L’arrêt d’appel est cassé et annulé par la troisième chambre civile de la Cour de cassation le 8 octobre 2015, au motif que « le syndicat des copropriétaires, représenté par son syndic, a seul qualité pour agir en recouvrement des charges de copropriété ». Et de citer l’article 15 de la loi du 10 juillet 1965 : « Le syndicat a qualité pour agir en justice, tant en demandant qu’en défendant, même contre certains des copropriétaires ; il peut notamment agir, conjointement ou non, avec un ou plusieurs de ces derniers, en vue de la sauvegarde des droits afférents à l’immeuble ».
La Cour de cassation rappelle ainsi que le mandataire – ici l’association – ne peut rien faire au-delà de ce qui est porté dans son mandat et que le mandat de recouvrer les charges correspondant à des prestations de services spécifiques ne confère pas au mandataire pouvoir d’agir en justice pour obtenir la condamnation de certains copropriétaires à les régler.
Cass. 3e civ, 8 octobre 2015, pourvoi n°14-19.245, publié au bulletin.
Qui paie les frais de recouvrement ?
Courriers recommandés, honoraires spécifiques du syndic, frais d’avocat, d’huissier, timbres fiscaux… Nombreuses sont les raisons entraînant un surcoût pour la copropriété, lors d’une procédure de recouvrement de charges et autres créances impayées.

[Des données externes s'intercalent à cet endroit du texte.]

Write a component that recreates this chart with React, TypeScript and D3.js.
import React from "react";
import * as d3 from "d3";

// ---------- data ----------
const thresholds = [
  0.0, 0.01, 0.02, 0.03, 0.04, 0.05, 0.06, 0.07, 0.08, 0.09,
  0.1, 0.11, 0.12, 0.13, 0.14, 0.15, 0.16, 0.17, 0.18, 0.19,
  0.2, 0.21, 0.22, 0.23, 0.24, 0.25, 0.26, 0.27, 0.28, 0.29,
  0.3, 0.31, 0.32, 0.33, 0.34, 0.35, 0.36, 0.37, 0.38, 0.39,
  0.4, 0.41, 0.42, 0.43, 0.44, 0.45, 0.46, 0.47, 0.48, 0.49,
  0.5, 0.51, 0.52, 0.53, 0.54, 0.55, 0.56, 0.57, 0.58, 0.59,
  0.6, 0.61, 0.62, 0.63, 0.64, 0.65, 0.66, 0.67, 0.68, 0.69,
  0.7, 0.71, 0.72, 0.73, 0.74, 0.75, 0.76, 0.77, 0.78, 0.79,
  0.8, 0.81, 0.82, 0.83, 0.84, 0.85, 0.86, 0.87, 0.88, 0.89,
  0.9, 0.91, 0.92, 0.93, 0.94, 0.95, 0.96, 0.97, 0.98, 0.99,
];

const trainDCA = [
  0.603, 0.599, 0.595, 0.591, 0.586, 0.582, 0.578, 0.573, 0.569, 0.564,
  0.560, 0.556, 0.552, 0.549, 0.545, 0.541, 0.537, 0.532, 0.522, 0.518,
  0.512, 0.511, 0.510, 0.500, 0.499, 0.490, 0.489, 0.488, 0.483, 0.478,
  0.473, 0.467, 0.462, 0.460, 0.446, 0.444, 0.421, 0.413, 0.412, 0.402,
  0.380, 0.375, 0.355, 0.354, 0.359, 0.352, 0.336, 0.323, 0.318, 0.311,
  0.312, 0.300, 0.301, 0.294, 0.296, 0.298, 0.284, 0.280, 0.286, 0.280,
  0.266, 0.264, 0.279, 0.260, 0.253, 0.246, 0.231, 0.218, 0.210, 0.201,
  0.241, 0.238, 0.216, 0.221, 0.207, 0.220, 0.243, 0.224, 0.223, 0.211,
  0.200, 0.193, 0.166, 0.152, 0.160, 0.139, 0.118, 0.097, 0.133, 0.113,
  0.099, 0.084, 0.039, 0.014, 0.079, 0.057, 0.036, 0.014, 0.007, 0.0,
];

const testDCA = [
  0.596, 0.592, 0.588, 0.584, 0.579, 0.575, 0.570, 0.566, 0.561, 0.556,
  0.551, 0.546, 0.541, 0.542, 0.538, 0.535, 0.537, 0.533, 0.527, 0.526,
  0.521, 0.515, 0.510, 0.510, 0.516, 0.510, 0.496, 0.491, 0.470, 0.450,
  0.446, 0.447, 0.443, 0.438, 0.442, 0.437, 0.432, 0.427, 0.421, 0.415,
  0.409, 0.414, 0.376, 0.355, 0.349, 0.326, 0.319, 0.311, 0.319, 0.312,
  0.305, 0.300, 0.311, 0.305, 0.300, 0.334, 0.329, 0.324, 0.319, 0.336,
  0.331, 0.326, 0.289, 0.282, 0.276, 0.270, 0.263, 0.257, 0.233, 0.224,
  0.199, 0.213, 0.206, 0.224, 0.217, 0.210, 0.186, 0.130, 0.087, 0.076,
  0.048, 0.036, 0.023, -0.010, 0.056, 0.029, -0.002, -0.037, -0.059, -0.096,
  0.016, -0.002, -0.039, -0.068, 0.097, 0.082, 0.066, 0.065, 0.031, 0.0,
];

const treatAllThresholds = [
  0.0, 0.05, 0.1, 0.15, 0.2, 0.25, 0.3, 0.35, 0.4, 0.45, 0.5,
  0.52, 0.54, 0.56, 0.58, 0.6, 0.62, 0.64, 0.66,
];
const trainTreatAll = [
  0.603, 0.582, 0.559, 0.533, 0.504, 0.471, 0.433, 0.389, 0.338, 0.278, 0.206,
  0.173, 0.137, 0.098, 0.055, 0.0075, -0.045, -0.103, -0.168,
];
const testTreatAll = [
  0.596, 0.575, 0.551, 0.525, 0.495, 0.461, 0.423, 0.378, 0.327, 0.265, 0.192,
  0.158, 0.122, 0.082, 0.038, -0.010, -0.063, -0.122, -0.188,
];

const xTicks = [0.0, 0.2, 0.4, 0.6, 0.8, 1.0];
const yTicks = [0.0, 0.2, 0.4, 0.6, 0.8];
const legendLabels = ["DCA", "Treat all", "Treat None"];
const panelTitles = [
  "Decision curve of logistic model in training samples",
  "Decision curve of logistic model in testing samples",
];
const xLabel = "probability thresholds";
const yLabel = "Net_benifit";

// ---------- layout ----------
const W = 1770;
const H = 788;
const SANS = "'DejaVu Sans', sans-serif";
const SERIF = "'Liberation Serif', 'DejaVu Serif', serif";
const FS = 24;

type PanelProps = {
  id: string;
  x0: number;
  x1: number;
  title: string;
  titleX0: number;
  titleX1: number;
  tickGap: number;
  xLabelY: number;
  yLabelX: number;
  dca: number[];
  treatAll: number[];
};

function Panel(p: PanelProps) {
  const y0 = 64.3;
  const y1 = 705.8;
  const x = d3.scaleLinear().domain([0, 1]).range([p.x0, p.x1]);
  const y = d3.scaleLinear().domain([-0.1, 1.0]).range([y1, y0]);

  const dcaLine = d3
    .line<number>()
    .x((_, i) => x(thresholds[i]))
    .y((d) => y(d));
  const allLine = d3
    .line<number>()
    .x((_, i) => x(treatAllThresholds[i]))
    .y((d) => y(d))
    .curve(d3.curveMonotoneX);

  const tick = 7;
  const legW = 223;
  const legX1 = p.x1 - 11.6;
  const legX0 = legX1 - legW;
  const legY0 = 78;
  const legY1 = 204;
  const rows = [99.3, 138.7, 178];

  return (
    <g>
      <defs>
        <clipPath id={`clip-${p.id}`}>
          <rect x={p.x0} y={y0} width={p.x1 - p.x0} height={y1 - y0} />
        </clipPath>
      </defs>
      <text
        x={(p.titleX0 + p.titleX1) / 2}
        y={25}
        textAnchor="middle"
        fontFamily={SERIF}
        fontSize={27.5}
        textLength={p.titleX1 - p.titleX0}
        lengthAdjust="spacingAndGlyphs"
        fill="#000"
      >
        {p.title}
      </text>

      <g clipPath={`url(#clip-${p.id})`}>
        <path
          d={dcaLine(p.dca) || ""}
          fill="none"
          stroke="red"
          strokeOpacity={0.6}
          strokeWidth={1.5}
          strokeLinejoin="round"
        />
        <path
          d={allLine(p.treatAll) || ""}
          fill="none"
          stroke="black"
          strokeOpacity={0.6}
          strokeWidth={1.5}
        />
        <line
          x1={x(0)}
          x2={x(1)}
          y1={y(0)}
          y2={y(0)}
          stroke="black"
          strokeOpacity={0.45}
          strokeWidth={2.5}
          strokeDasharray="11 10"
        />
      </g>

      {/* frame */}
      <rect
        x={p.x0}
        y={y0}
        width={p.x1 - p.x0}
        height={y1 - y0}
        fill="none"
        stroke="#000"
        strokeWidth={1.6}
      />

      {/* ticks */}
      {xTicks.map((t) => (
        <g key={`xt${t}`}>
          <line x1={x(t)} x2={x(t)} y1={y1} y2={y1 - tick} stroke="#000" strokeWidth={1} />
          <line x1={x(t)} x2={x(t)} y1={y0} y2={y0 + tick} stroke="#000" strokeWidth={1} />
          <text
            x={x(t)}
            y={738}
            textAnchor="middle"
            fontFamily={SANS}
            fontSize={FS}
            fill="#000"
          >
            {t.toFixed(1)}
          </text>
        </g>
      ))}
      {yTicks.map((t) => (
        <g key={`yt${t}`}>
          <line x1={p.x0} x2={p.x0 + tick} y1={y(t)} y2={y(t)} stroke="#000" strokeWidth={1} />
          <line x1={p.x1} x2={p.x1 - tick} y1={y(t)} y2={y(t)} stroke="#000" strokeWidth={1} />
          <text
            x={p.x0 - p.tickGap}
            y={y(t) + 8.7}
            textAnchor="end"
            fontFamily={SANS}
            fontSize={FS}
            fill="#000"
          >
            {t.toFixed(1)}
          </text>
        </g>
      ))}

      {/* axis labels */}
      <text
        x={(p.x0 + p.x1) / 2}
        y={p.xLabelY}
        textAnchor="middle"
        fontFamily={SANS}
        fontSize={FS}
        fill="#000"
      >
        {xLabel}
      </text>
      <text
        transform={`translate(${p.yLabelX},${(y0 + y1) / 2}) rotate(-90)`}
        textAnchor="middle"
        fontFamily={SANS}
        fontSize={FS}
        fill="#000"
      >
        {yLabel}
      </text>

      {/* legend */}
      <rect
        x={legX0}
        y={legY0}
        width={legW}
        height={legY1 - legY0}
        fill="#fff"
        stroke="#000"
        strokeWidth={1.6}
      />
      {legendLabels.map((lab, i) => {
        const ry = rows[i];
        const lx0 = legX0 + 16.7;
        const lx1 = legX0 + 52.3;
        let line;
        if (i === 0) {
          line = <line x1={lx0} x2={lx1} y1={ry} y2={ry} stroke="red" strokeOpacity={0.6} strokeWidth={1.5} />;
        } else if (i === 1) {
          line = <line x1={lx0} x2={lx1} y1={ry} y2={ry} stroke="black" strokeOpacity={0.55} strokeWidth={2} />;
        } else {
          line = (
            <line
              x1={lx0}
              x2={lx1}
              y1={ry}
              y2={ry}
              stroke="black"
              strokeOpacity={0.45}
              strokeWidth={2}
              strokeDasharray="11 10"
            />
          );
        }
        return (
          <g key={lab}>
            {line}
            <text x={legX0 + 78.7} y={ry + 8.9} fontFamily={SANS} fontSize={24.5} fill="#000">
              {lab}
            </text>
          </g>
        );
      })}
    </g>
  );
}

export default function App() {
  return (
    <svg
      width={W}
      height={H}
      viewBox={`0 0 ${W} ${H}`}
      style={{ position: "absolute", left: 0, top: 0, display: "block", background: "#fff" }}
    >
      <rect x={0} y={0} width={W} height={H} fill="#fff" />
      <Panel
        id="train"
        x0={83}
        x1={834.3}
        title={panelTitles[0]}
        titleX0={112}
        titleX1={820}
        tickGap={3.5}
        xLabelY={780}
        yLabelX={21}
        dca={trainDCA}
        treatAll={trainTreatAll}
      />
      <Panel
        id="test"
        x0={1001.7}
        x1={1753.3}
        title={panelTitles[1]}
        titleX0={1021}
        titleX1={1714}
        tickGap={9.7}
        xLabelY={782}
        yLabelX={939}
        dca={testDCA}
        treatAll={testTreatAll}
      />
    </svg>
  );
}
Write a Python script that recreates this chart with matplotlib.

Si la loi SRU prévoit que l’ensemble des frais nécessaires au recouvrement des charges impayées soit supporté uniquement par le débiteur, la loi ENL du 13 juillet 2006 a clarifié les choses en modifiant l’article 10-1 de la loi de 1965. Ce dernier propose ainsi une liste non exhaustive de ces frais incluant ceux de mise en demeure, de relance, de prise d’hypothèque, ou bien encore certains frais d’huissier. Le tribunal reste toutefois libre de refuser que des frais jugés non nécessaires ou d’un montant prohibitif soient supportés par le mauvais payeur. Si le syndicat venait à désapprouver les démarches engagées par le syndic, ces frais resteraient donc à sa charge.
Pour aller plus loin
• Le syndic est dispensé d’obtenir une autorisation de l’assemblée générale pour l’ensemble des actions en recouvrement de créance, à l’exception de la saisie immobilière (article 55 du décret du 17 mars 1967). Il doit toutefois rendre compte de l’action introduite lors de l’assemblée générale qui suit.
• Si le syndic tarde à recouvrer les impayés, tout copropriétaire peut demander la désignation judiciaire d’un administrateur provisoire. Cette requête n’est valable qu’après mise en demeure adressée au syndic, restée infructueuse pendant plus de huit jours.
• Lors de l’assignation d’un copropriétaire défaillant, le syndicat peut solliciter le paiement de dommages et intérêts s’il estime avoir subi un préjudice du fait de ces impayés.
• L’ensemble des frais nécessaires au recouvrement des charges impayées est supporté uniquement par le débiteur. Toutefois, ces frais peuvent rester à la charge de la copropriété.
• Le délai de prescription pour le paiement des charges est de dix ans (article 42, §1, de la loi du 10 juillet 1965).